RIVERSIDE – Riverside County supervisors are expected today to authorize bidding to begin for work on the $274 million East County Detention Center in Indio.
County officials have already drawn up an approved list of prospective general building and electronic security contractors who will be able to compete for a chance to work on the jail expansion project. The Board of Supervisors signed off on the ”pre-qualification” list April 8. The contractor who meets criteria for being the ”most responsive and responsible” bidder will be selected.
The county is still awaiting state planning approvals for the 1,626-bed jail, so a groundbreaking date has not been set.
According to the Economic Development Agency, construction could begin before summer’s end, though early 2015 appears more likely. A demolition project to clear the space at Highway 111 and Oasis Street where the correctional facility will be located is underway.
The ECDC, which is expected to take about two years to construct, will replace the current 353-bed Indio Jail.
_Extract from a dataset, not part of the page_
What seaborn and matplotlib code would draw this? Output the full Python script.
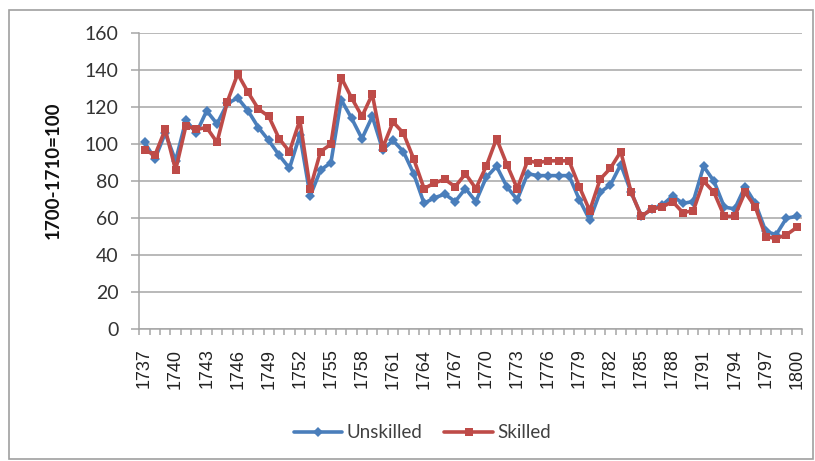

According to EDA documents, the detention center will have an on-site health clinic, classrooms, recreation yards, a video visitation room, a full-service kitchen and a ”special housing unit” for inmates with ”conditions requiring separation from other inmates … and those with a need for healthcare support.”
The county received a $100 million state grant, which covers about a third of project costs. The balance of the tab will have to be picked up by the county, though additional grant funding is being sought.
The board has put jail expansion and construction projects at the forefront of countywide priorities due to concerns over ongoing inmate early releases and how that practice may be contributing to upward spikes in area crime.
The county has 3,906 inmate beds at its five detention facilities. But according to a report released in September, an additional 10,000 beds will be required over the next decade to keep pace with demand for correctional space.
The total number of early inmate releases in 2012 and 2013 topped 16,000. Under a 20-year-old federal court decree, the county must have a jail bed for every detainee or selectively release inmates to make room for incoming ones.
County officials argue conditions have been exacerbated by Assembly Bill 109, also known as the Public Safety Realignment Act of 2011. Under the law, so-called ”non-serious, non-violent” offenders convicted of felonies that do not stem from a sexual offense are to serve their sentences in local detention facilities instead of state prison.